SQL Server Management Studio issues with Central Management Servers in v20.1

SQL Server Management Studio issues with Central Management Servers in v20.1

I’ve recently been doing work with a site that makes extensive use of Central Management Servers. And that’s an issue if you upgrade past v19.3 of SSMS.

Central Management Servers

If you haven’t used these, it’s the Registered Servers window that you can open in SSMS. (View -> Registered Servers) What it lets you do is set up groups of servers, and execute multi-server queries against all the servers in the group. You can also have a hierarchy of groups with nested folders and then work at different group levels.

The details for these are all these groups and servers are stored in tables in the msdb database. In fact, it’s easy to programmatically add/remove servers from these lists. We do that all the time.

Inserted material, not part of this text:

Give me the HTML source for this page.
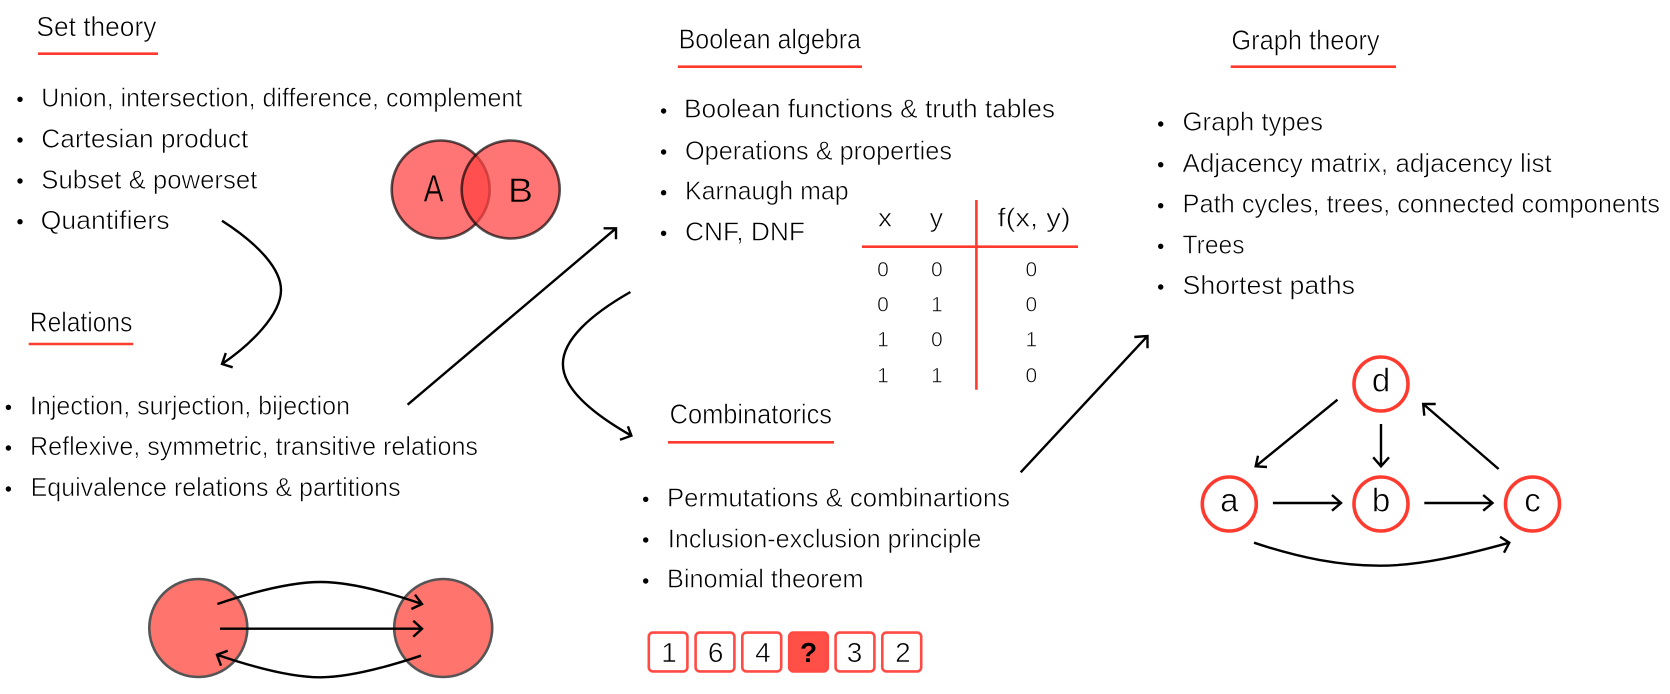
<!DOCTYPE html>
<html><head><meta charset="utf-8"><style>
html,body{margin:0;padding:0;background:#fff;width:1670px;height:694px;overflow:hidden}
svg{display:block}
text{font-family:"Liberation Sans",sans-serif;fill:#000;stroke:#fff;stroke-width:.6px;paint-order:fill stroke}
.l{font-size:26px}.h{font-size:28px}
.a{fill:none;stroke:#000;stroke-width:2.4;stroke-linecap:butt;stroke-linejoin:miter}
.u{stroke:#ff3b30;stroke-width:2.6}
.c{font-size:21px;text-anchor:middle}
.n{font-size:33px;text-anchor:middle}
.g{fill:#fff;stroke:#ff3b30;stroke-width:3.6}
.b{fill:#fff;stroke:#ff4b44;stroke-width:2.6}
.d{font-size:28px;text-anchor:middle}
</style></head><body>
<svg width="1670" height="694" viewBox="0 0 1670 694" xmlns="http://www.w3.org/2000/svg">
<g><text class="h" x="36.4" y="36" textLength="120" lengthAdjust="spacingAndGlyphs">Set theory</text>
<line class="u" x1="38" y1="53.7" x2="158" y2="53.7"/>
<circle cx="20" cy="99.3" r="2.7"/><circle cx="20" cy="140" r="2.7"/><circle cx="20" cy="181" r="2.7"/><circle cx="20" cy="221.7" r="2.7"/>
<text class="l" x="41.3" y="106.7" textLength="481" lengthAdjust="spacingAndGlyphs">Union, intersection, difference, complement</text>
<text class="l" x="41.3" y="147.7" textLength="207" lengthAdjust="spacingAndGlyphs">Cartesian product</text>
<text class="l" x="41.3" y="188.3" textLength="216" lengthAdjust="spacingAndGlyphs">Subset &amp; powerset</text>
<text class="l" x="40.6" y="229" textLength="129" lengthAdjust="spacingAndGlyphs">Quantifiers</text></g>

<g fill="#ff4242" fill-opacity=".734" stroke="#000" stroke-opacity=".66" stroke-width="2.6">
<circle cx="440.7" cy="189.5" r="49"/><circle cx="510.7" cy="189.5" r="49"/></g>
<text x="433.6" y="201.7" style="font-size:38px;text-anchor:middle;stroke:#ff746c" textLength="20" lengthAdjust="spacingAndGlyphs">A</text>
<text x="520.5" y="202" style="font-size:34px;text-anchor:middle;stroke:#ff746c" textLength="25" lengthAdjust="spacingAndGlyphs">B</text>

<path class="a" d="M222 220.7C260 245 281 270 281 290C281 315 250 345 222 364M232.7 367.3L222 364L225.8 353"/>

<text class="h" x="29.8" y="331.7" textLength="102.6" lengthAdjust="spacingAndGlyphs">Relations</text>
<line class="u" x1="28.7" y1="344" x2="133.2" y2="344"/>
<circle cx="8.4" cy="407.3" r="2.7"/><circle cx="8.4" cy="448" r="2.7"/><circle cx="8.4" cy="489" r="2.7"/>
<text class="l" x="30" y="414.7" textLength="320" lengthAdjust="spacingAndGlyphs">Injection, surjection, bijection</text>
<text class="l" x="30" y="455" textLength="448" lengthAdjust="spacingAndGlyphs">Reflexive, symmetric, transitive relations</text>
<text class="l" x="30.6" y="496" textLength="370" lengthAdjust="spacingAndGlyphs">Equivalence relations &amp; partitions</text>

<g fill="#ff746c" stroke="#555" stroke-width="2.6"><circle cx="198.3" cy="628" r="49"/><circle cx="443.2" cy="628" r="49"/></g>
<path class="a" d="M217.4 604C250 593 290 582 320.7 582C350 582 390 593 422 604M415 594.7L422 604L411.4 609"/>
<path class="a" d="M220 628.7H422M413.3 620.7L422 628.7L413.3 636.7"/>
<path class="a" d="M421 655.7C390 666 350 677.3 320.7 677.3C290 677.3 250 666 217 654.7M227.7 650.7L217 654.7L221 665.7"/>

<path class="a" d="M407.6 404.7L616 228.3M603.6 228.3H616V239.3"/>
<path class="a" d="M630.4 292C590 315 562.9 340 562.9 364C562.9 390 595 415 631.4 435.7M627.9 426.3L631.4 435.7L620 439.7"/>

<text class="h" x="678.6" y="48.3" textLength="182.4" lengthAdjust="spacingAndGlyphs">Boolean algebra</text>
<line class="u" x1="677.9" y1="66.7" x2="862" y2="66.7"/>
<circle cx="663.6" cy="111" r="2.7"/><circle cx="663.6" cy="152" r="2.7"/><circle cx="663.6" cy="192.7" r="2.7"/><circle cx="663.6" cy="233.3" r="2.7"/>
<text class="l" x="684" y="117.3" textLength="371" lengthAdjust="spacingAndGlyphs">Boolean functions &amp; truth tables</text>
<text class="l" x="685" y="159.3" textLength="267" lengthAdjust="spacingAndGlyphs">Operations &amp; properties</text>
<text class="l" x="685" y="199.3" textLength="163.6" lengthAdjust="spacingAndGlyphs">Karnaugh map</text>
<text class="l" x="685" y="240.7" textLength="120" lengthAdjust="spacingAndGlyphs">CNF, DNF</text>

<line class="u" x1="976.4" y1="200" x2="976.4" y2="389.7"/>
<line class="u" x1="862" y1="246.7" x2="1078" y2="246.7"/>
<text class="l" x="878" y="226.7" textLength="14" lengthAdjust="spacingAndGlyphs">x</text>
<text class="l" x="929.6" y="226.7" textLength="13.4" lengthAdjust="spacingAndGlyphs">y</text>
<text class="l" x="997.5" y="226.7" textLength="73.2" lengthAdjust="spacingAndGlyphs">f(x, y)</text>
<text class="c" x="883" y="276.7">0</text><text class="c" x="936.8" y="276.7">0</text><text class="c" x="1031.4" y="276.7">0</text>
<text class="c" x="883" y="311.7">0</text><text class="c" x="936.8" y="311.7">1</text><text class="c" x="1031.4" y="311.7">0</text>
<text class="c" x="883" y="346.7">1</text><text class="c" x="936.8" y="346.7">0</text><text class="c" x="1031.4" y="346.7">1</text>
<text class="c" x="883" y="382.3">1</text><text class="c" x="936.8" y="382.3">1</text><text class="c" x="1031.4" y="382.3">0</text>

<text class="h" x="669.6" y="423.3" textLength="162.4" lengthAdjust="spacingAndGlyphs">Combinatorics</text>
<line class="u" x1="668" y1="442.3" x2="834" y2="442.3"/>
<circle cx="645.7" cy="499.3" r="2.7"/><circle cx="645.7" cy="540" r="2.7"/><circle cx="645.7" cy="581" r="2.7"/>
<text class="l" x="667" y="506.3" textLength="343" lengthAdjust="spacingAndGlyphs">Permutations &amp; combinartions</text>
<text class="l" x="667.9" y="547.3" textLength="313.5" lengthAdjust="spacingAndGlyphs">Inclusion-exclusion principle</text>
<text class="l" x="667" y="587.7" textLength="196.6" lengthAdjust="spacingAndGlyphs">Binomial theorem</text>

<rect class="b" x="648.8" y="632.6" width="38.6" height="38.8" rx="4"/>
<rect class="b" x="695.6" y="632.6" width="38.8" height="38.8" rx="4"/>
<rect class="b" x="742.3" y="632.6" width="38.9" height="38.8" rx="4"/>
<rect class="b" x="789.2" y="632.6" width="38.6" height="38.8" rx="4" style="fill:#ff4f46"/>
<rect class="b" x="835.6" y="632.6" width="38.8" height="38.8" rx="4"/>
<rect class="b" x="882.3" y="632.6" width="38.9" height="38.8" rx="4"/>
<text class="d" x="669" y="662">1</text><text class="d" x="715.7" y="662">6</text><text class="d" x="762.9" y="662">4</text>
<text class="d" x="808.6" y="662" style="font-weight:bold;stroke:none">?</text>
<text class="d" x="854.6" y="662">3</text><text class="d" x="902.9" y="662">2</text>

<path class="a" d="M1020.7 472.3L1147.5 336M1134.3 337L1147.5 336V348.3"/>

<text class="h" x="1231.4" y="49.3" textLength="148.2" lengthAdjust="spacingAndGlyphs">Graph theory</text>
<line class="u" x1="1230.7" y1="66.7" x2="1396" y2="66.7"/>
<circle cx="1160.7" cy="124" r="2.7"/><circle cx="1160.7" cy="164.7" r="2.7"/><circle cx="1160.7" cy="205.7" r="2.7"/><circle cx="1160.7" cy="246.3" r="2.7"/><circle cx="1160.7" cy="287" r="2.7"/>
<text class="l" x="1182.5" y="130.7" textLength="140.5" lengthAdjust="spacingAndGlyphs">Graph types</text>
<text class="l" x="1182.5" y="172" textLength="369.3" lengthAdjust="spacingAndGlyphs">Adjacency matrix, adjacency list</text>
<text class="l" x="1182.5" y="212.3" textLength="477.5" lengthAdjust="spacingAndGlyphs">Path cycles, trees, connected components</text>
<text class="l" x="1182.5" y="253.3" textLength="62" lengthAdjust="spacingAndGlyphs">Trees</text>
<text class="l" x="1182.5" y="294" textLength="172.5" lengthAdjust="spacingAndGlyphs">Shortest paths</text>

<circle class="g" cx="1381" cy="384" r="27"/><circle class="g" cx="1229.3" cy="504" r="27"/><circle class="g" cx="1381" cy="504" r="27"/><circle class="g" cx="1532.5" cy="504" r="27"/>
<text class="n" x="1381" y="391.3">d</text><text class="n" x="1229.3" y="511.5">a</text><text class="n" x="1381" y="511.5">b</text><text class="n" x="1532.5" y="511.5">c</text>

<path class="a" d="M1337.5 399.7L1255.7 466.3M1267 467L1255.7 466.3L1258 455.7"/>
<path class="a" d="M1381 424V466.3M1373.2 457.3L1381 466.3L1389 457.3"/>
<path class="a" d="M1498.6 469L1423.2 404M1435.7 404H1423.2L1424.3 415.7"/>
<path class="a" d="M1272.9 503H1341M1332 495L1341 503L1332 510.7"/>
<path class="a" d="M1424.3 503H1492.5M1483.2 495L1492.5 503L1483.2 510.7"/>
<path class="a" d="M1254 542.7C1300 558 1340 565.7 1380 565.7C1420 565.7 1465 555 1509.3 542.7M1500 536.7L1509.3 542.7L1504 552.7"/>
</svg>
</body></html>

And if you haven’t used them, they are quite magical. It’s awesome to be able to easily run a query against a large number of servers, and to combine the results into a single result grid in SSMS, along with the server name that each row of data came from.

What it has never really dealt with though, is any form of authentication except Windows authentication. (i.e., no SQL logins)

So what’s changed?

In v20 and later of SSMS, you’ll notice a new entry on the first page of the connection dialog.

Trust server certificate dialog

The options for Connection Security have moved to the first page, but more importantly, the defaults have changed. The default option now (Mandatory) requires you to either have a certificate on the server that you already trust, or to check the box to trust the self-signed certificate on the server.

By having a certificate that you trust, I mean that SQL Server has a certificate installed on it manually, and that certificate is issued by a publisher that your client computer has in its list of trusted publishers. You need to install a certificate on each SQL Server, and get a trusted publisher pushed out to every client, if the certificate is from a publisher that the clients don’t already trust.

So what’s the challenge for Central Management Servers (CMS)?

I totally understand the desire to tighten up the security, but it’s an issue for people using Central Management Servers and not already having trusted certificates in place.

As an example, the people I’m helping at the moment have hundreds of servers, all related to different business groups, and changing any one of them requires change processes with change requests, approvals, external system management teams to implement it, etc. Bottom line is that even though it would be desirable, it’s not going to happen any time soon.

There is no option with CMS to automatically select an option to trust the server certificates. You need to do that server by server, and it’s stored on a per-user basis, not as a value in msdb. That means that even if I went through and edited every server’s configuration, every other person using the CMS would need to do the same.

So how do I work around it?

Bottom line is that there’s no easy fix for this. Clearly, installing trusted certificates on every server, and pushing out the certificate authority as a trusted publisher to every client is the desirable outcome.

If you can’t do that, you need to keep using v19.3 of SSMS, at least for now.